Wednesday, April 23, 2008
Dirt Road Ponderings
I was thinking about picking a dandelion for wishing. And I did not. But, it made me consider what I would wish for at this moment. It is the end of a day off of work. A day that I met a dear friend for lunch. A day that I got to shop the good will and found two vintage scarf's and a pin to match one of them for 50 cents! A day where I packed up all my gardening tools and headed over to the boys' house to work my end of the garden. I should have made a picture...but it's only dirt so far...with a tiny sign made on an interesting piece of wood that names my garden.
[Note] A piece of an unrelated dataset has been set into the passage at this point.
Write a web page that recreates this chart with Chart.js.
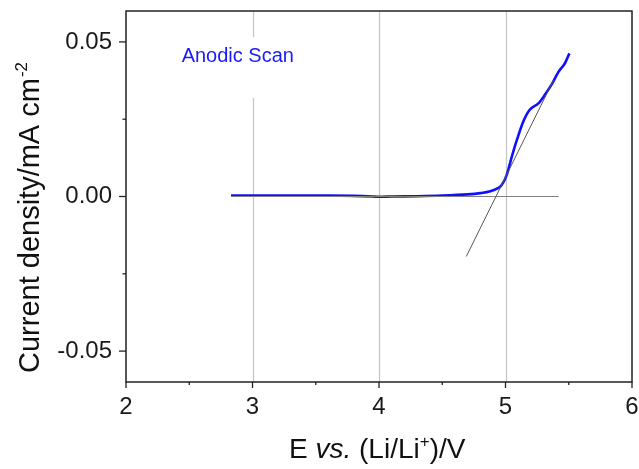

I also pull twine to mark rows as I will forget where they are if I do not. I planted a slim jim wrapper on the boys' side just for fun. I worked for a couple hours, part of that sunny and then getting pretty cool. And I came home to soup and salad and leftover malted milk balls from my lunch trip to the candy store (Angela is by far the most food decadent person I know...she feels absolutely NO GUILT in saying, "do you want to go to the candy store???" and I LOVE that about her.) I tried for the first time popcorn jelly belly beans...and it was the strangest experience! They do taste exactly like it. And I found myself thinking...does one eat jelly beans to not eat popcorn, or eat popcorn to not eat jelly beans? Of course, the ever-lasting calorie mind that I can never seem to shake. I tried to watch a terrible movie...but I could not...so back it goes to Netflix. And then I took my walk with the dog and now two cats, since Magi has decided to be a walker like the rest of us. He is the youngest of us and the biggest lolly-gagger, so we end up stopping to call for him. And it was at one of these times, on the dirt road, that I thought about wishes. While the soft air caressed my face, and I watched the kitty tales bouncing up the road, and felt the tug of the blue dog leash in my hand (Bently always wants to be in front of all of us)...I realized that I would wish right then for another day like this one. And wow! Because my life has not been about wishing for more days, but more often wishing for less. I've crossed a milestone on the dandelion banked dirt road, and I'm pretty sure that the dirt road knew that would happen all along.